Friends Close, Enemies Closer

By Fe Bongolan

While the world watches reruns of the royal wedding for this century, America’s military and international intelligence policies are taking a swerve toward a different direction. The announcement by President Obama of the appointment of CIA Director Leon Panetta to the post of Secretary of Defense, and the promotion of Commander of the US Afghanistan forces General David Petraeus to head up the Central Intelligence Agency, also known as the CIA, is the signal of that change.

Leon Panetta will be the new defense chief, after the retirement of Bush holdover Robert Gates. Photo from Washington Independent.

The White House is faced with two wars, a thing in Libya that looks and sounds a lot like a war, a continuing budget shortfall, a bloated military budget and a Congress and nation divided. With that in mind, the selection of Leon Panetta — a liberal — as Secretary of Defense is a good thing.

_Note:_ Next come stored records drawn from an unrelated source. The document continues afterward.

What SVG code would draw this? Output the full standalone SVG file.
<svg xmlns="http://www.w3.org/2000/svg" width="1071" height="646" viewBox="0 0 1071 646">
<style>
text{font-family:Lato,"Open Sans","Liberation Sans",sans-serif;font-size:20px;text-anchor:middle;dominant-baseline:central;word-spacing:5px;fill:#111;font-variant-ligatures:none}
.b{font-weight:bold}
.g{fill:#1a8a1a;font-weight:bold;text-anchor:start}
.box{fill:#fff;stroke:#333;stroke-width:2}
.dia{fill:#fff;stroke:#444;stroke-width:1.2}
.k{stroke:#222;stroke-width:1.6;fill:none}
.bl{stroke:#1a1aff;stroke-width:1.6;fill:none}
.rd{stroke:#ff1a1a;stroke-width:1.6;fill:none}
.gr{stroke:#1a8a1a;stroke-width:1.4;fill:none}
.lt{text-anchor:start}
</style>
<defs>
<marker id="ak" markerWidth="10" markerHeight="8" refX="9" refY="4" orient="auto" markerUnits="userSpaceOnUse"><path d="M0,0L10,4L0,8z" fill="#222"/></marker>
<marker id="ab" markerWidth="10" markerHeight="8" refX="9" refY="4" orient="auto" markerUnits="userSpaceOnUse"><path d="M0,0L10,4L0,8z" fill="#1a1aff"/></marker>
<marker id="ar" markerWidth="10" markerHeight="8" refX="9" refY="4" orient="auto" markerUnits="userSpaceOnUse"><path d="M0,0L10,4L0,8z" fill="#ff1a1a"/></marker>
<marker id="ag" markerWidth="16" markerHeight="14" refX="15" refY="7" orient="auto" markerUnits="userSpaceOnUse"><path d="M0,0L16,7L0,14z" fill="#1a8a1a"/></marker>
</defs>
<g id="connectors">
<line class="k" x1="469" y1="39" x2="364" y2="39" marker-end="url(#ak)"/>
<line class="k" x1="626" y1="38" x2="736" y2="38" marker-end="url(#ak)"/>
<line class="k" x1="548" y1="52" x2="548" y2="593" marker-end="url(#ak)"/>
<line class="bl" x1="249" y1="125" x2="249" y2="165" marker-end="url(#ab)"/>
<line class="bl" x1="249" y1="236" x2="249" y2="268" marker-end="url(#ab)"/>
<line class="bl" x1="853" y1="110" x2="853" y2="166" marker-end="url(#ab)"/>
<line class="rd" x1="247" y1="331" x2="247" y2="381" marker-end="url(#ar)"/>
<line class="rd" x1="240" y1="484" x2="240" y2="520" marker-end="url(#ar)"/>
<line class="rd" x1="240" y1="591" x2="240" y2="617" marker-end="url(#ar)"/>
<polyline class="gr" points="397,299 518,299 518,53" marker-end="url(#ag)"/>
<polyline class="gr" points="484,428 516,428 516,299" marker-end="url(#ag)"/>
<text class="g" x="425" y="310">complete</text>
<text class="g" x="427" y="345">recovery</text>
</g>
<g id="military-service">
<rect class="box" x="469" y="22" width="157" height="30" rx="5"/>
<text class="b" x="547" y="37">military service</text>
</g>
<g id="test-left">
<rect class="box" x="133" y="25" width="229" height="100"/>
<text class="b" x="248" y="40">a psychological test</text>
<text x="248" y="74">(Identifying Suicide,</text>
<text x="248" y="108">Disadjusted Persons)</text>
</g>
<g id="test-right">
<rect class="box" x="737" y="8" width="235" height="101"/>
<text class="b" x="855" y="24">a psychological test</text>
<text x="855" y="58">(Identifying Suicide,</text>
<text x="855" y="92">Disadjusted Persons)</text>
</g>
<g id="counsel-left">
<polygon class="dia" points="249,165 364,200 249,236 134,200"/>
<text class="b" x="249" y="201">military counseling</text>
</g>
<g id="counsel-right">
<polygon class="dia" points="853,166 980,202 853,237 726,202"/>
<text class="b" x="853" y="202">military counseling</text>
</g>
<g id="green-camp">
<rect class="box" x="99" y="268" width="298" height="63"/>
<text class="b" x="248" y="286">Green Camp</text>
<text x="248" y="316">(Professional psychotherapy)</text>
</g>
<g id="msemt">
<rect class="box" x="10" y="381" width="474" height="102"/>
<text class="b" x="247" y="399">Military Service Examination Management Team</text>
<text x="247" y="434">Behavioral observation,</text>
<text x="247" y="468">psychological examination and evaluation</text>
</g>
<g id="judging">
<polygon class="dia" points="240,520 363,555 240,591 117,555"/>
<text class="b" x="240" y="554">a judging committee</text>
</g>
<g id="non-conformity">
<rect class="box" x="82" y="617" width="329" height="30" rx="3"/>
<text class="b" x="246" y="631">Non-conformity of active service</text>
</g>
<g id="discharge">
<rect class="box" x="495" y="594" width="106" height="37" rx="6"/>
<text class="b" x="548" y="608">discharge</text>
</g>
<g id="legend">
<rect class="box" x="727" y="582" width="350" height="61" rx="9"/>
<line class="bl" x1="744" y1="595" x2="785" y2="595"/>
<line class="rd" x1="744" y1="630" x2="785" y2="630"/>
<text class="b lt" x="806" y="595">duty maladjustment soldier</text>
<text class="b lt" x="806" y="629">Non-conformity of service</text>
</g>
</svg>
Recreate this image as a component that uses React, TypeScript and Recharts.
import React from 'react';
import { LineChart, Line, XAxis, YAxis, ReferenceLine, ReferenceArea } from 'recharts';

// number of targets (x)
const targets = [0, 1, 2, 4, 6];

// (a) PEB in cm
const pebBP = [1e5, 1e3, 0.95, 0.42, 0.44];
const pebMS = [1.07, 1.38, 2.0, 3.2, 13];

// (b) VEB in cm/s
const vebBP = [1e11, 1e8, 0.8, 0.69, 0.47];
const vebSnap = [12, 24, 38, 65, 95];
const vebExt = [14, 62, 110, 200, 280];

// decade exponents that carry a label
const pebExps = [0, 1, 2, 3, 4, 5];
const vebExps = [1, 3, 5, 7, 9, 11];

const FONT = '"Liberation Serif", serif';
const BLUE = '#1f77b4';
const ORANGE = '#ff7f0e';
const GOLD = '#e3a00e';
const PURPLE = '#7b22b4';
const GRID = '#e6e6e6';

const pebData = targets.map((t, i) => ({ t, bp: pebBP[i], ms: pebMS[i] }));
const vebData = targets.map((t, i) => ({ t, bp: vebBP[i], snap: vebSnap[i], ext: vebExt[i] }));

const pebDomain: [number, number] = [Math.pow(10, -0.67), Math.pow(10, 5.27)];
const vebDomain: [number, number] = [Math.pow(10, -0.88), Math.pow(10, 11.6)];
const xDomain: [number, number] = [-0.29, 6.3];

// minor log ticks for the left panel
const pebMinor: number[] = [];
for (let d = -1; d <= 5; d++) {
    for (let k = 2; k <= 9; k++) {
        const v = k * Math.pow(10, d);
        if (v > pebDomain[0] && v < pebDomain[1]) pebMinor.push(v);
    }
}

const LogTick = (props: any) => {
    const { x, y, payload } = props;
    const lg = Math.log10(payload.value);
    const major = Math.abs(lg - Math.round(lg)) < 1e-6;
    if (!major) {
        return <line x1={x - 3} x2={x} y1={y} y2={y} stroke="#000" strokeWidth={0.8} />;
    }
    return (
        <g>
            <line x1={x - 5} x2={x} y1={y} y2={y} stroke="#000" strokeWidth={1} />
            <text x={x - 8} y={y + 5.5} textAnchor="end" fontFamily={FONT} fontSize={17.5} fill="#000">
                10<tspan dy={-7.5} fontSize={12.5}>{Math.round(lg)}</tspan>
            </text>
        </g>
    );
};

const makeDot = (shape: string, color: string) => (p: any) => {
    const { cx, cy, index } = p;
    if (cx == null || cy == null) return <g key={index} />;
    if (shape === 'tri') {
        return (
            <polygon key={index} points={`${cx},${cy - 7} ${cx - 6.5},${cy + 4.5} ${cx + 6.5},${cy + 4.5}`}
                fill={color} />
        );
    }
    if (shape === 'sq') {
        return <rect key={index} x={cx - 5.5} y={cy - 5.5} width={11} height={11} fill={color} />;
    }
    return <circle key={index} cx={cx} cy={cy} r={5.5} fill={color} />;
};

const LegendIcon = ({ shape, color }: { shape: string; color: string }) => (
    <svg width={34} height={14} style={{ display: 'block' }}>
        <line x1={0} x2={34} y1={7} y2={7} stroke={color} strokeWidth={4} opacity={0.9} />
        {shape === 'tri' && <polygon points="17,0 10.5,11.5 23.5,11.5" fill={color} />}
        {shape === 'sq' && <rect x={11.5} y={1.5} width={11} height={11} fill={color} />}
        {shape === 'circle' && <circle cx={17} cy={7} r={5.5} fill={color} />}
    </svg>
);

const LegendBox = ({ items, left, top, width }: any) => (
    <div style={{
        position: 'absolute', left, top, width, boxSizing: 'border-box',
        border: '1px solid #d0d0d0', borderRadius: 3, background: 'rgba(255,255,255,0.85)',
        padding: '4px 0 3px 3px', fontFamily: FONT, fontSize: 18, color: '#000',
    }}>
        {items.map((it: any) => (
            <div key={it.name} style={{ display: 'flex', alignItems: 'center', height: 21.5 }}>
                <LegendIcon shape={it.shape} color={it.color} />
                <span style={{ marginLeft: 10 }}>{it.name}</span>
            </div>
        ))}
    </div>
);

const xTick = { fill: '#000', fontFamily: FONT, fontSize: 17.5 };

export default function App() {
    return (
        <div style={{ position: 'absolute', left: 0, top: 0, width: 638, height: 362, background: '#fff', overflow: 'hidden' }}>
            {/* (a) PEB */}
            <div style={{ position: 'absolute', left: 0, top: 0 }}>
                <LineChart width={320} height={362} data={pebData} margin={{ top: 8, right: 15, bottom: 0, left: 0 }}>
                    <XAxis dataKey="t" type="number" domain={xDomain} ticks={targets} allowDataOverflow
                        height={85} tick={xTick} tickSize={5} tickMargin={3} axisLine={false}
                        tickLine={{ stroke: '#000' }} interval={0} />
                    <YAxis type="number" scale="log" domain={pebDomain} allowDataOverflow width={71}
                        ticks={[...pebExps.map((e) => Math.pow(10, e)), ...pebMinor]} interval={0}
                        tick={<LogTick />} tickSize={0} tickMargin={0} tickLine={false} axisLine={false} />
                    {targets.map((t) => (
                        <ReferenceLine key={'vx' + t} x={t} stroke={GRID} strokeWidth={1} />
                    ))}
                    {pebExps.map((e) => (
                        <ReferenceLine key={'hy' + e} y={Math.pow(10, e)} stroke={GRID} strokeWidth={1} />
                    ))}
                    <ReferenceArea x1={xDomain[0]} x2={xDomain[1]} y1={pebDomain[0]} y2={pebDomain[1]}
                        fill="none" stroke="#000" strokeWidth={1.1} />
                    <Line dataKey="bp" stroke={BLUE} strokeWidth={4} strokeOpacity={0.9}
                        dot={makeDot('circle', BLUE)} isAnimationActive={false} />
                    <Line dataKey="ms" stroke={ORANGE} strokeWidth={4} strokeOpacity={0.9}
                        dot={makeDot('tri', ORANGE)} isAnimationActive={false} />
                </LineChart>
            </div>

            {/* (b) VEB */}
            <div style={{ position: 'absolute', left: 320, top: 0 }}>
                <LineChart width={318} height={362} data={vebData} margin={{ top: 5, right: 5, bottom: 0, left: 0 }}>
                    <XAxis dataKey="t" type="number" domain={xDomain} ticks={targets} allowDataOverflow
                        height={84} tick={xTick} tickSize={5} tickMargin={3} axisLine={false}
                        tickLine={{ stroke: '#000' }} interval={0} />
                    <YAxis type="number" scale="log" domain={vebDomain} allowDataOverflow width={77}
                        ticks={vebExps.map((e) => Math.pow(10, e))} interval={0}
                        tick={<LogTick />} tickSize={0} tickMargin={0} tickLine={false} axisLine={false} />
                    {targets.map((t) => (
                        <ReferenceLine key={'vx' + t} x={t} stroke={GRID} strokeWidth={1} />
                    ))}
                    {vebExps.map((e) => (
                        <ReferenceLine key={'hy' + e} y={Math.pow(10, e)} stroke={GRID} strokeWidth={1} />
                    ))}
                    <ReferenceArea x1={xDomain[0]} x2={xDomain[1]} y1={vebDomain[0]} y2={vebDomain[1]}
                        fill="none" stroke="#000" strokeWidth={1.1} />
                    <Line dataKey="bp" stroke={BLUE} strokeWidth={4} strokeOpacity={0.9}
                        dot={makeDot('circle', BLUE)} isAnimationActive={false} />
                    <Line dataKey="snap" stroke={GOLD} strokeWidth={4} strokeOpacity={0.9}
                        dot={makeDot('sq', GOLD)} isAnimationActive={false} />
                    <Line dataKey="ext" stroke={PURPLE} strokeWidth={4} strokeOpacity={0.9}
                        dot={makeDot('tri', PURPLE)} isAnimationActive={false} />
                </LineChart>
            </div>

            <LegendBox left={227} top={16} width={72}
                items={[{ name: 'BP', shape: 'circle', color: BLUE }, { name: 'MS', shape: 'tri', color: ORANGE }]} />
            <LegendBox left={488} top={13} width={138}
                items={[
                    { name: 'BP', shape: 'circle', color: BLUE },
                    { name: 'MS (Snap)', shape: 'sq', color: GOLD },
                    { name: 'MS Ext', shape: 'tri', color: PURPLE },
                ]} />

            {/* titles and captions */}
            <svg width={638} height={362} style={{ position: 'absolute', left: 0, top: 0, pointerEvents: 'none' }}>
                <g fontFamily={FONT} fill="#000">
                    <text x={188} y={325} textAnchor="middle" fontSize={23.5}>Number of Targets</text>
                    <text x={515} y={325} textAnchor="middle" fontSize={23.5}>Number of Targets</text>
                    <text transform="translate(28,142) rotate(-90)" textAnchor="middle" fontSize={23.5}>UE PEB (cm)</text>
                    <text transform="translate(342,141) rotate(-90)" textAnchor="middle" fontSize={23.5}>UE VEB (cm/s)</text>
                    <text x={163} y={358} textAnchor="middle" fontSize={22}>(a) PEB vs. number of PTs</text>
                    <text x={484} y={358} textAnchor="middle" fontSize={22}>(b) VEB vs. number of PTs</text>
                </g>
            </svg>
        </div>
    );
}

The placement of Panetta signals the Administration’s intent to implement reorganization of the Department of Defense, with the goal of ultimately reducing its budget by $400 billion over the next ten years.

Panetta, a former Congressman from Northern California presided over a peacetime boon from the end of the Cold War, transitioning military bases towards civilian use while Chief of Staff under President Bill Clinton. The Presidio in San Francisco and Cal State Monterey are two models from Panetta’s home state where military bases were re-purposed for peacetime civilian use for public benefit.